Include the line containing "var errData = means.map(function" and all lines before it, repeated exactly from the listing below, without pictures.

begin

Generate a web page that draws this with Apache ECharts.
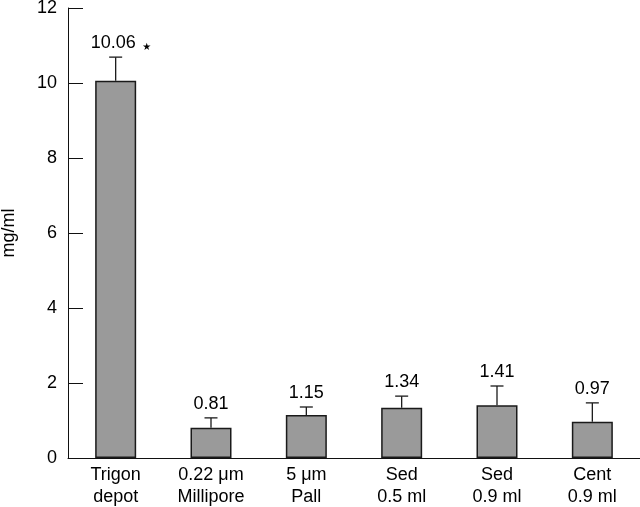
<!DOCTYPE html>
<html>
<head>
<meta charset="utf-8">
<script src="https://cdn.jsdelivr.net/npm/echarts@6/dist/echarts.min.js"></script>
<style>html,body{margin:0;padding:0;background:#fff}#c{width:640px;height:507px}</style>
</head>
<body>
<div id="c"></div>
<script>
var categories = ['Trigon\ndepot', '0.22 \u03bcm\nMillipore', '5 \u03bcm\nPall', 'Sed\n0.5 ml', 'Sed\n0.9 ml', 'Cent\n0.9 ml'];
var means = [10.06, 0.81, 1.15, 1.34, 1.41, 0.97];
var errors = [0.63, 0.26, 0.21, 0.31, 0.51, 0.50];
var valueLabels = ['10.06', '0.81', '1.15', '1.34', '1.41', '0.97'];
var marks = ['\u2605', '', '', '', '', ''];
var yTicks = [0, 2, 4, 6, 8, 10, 12];

var FONT = 'Liberation Sans, Arial, Helvetica, sans-serif';
var chart = echarts.init(document.getElementById('c'));
var errData = means.map(function (m, i) { return [i, m, m + errors[i]]; });

chart.setOption({
  animation: false,
  grid: { left: 68, right: 0, top: 8, bottom: 49, containLabel: false, outerBoundsMode: 'none' },
  xAxis: {
    type: 'category',
    data: categories,
    axisLine: { lineStyle: { color: '#111', width: 1 } },
    axisTick: { inside: true, length: 15, lineStyle: { color: '#111', width: 1 } },
    axisLabel: { color: '#000', fontFamily: FONT, fontSize: 18, lineHeight: 22, margin: 6 }
  },
  yAxis: {
    type: 'value',
    min: yTicks[0], max: yTicks[yTicks.length - 1], interval: 2,
    name: 'mg/ml', nameLocation: 'middle', nameGap: 50,
    nameTextStyle: { color: '#000', fontFamily: FONT, fontSize: 18 },
    axisLine: { show: true, lineStyle: { color: '#111', width: 1 } },
    axisTick: { show: true, inside: true, length: 15, lineStyle: { color: '#111', width: 1 } },
    axisLabel: { color: '#000', fontFamily: FONT, fontSize: 18, margin: 11 },
    splitLine: { show: false }
  },
  series: [
    {
      type: 'bar',
      data: means,
      barWidth: 41,
      itemStyle: { color: '#9a9a9a', borderColor: '#1a1a1a', borderWidth: 1.5 },
      z: 2
    },
    {
      type: 'custom',
      data: errData,
      z: 3,
      renderItem: function (params, api) {
        var i = api.value(0);
        var base = api.coord([i, api.value(1)]);
        var top = api.coord([i, api.value(2)]);
        var x = base[0];
        var label = valueLabels[params.dataIndex];
        var mark = marks[params.dataIndex];
        var children = [
          { type: 'line', shape: { x1: x, y1: base[1], x2: x, y2: top[1] }, style: { stroke: '#1a1a1a', lineWidth: 1.3 } },
          { type: 'line', shape: { x1: x - 6.5, y1: top[1], x2: x + 6.5, y2: top[1] }, style: { stroke: '#1a1a1a', lineWidth: 1.3 } },
          { type: 'text', x: x - (mark ? 2.5 : 0), y: top[1] - 14, style: { text: label, fill: '#000', font: '18px ' + FONT, align: 'center', verticalAlign: 'middle' } }
        ];
        if (mark) {
          children.push({ type: 'text', x: x + 31, y: top[1] - 10, style: { text: mark, fill: '#000', font: '10px DejaVu Sans', align: 'center', verticalAlign: 'middle' } });
        }
        return { type: 'group', children: children };
      }
    }
  ]
});
</script>
</body>
</html>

end

# Task response
Generate a web page that draws this with Apache ECharts.
<!DOCTYPE html>
<html>
<head>
<meta charset="utf-8">
<script src="https://cdn.jsdelivr.net/npm/echarts@6/dist/echarts.min.js"></script>
<style>html,body{margin:0;padding:0;background:#fff}#c{width:640px;height:507px}</style>
</head>
<body>
<div id="c"></div>
<script>
var categories = ['Trigon\ndepot', '0.22 \u03bcm\nMillipore', '5 \u03bcm\nPall', 'Sed\n0.5 ml', 'Sed\n0.9 ml', 'Cent\n0.9 ml'];
var means = [10.06, 0.81, 1.15, 1.34, 1.41, 0.97];
var errors = [0.63, 0.26, 0.21, 0.31, 0.51, 0.50];
var valueLabels = ['10.06', '0.81', '1.15', '1.34', '1.41', '0.97'];
var marks = ['\u2605', '', '', '', '', ''];
var yTicks = [0, 2, 4, 6, 8, 10, 12];

var FONT = 'Liberation Sans, Arial, Helvetica, sans-serif';
var chart = echarts.init(document.getElementById('c'));
var errData = means.map(function (m, i) { return [i, m, m + errors[i]]; });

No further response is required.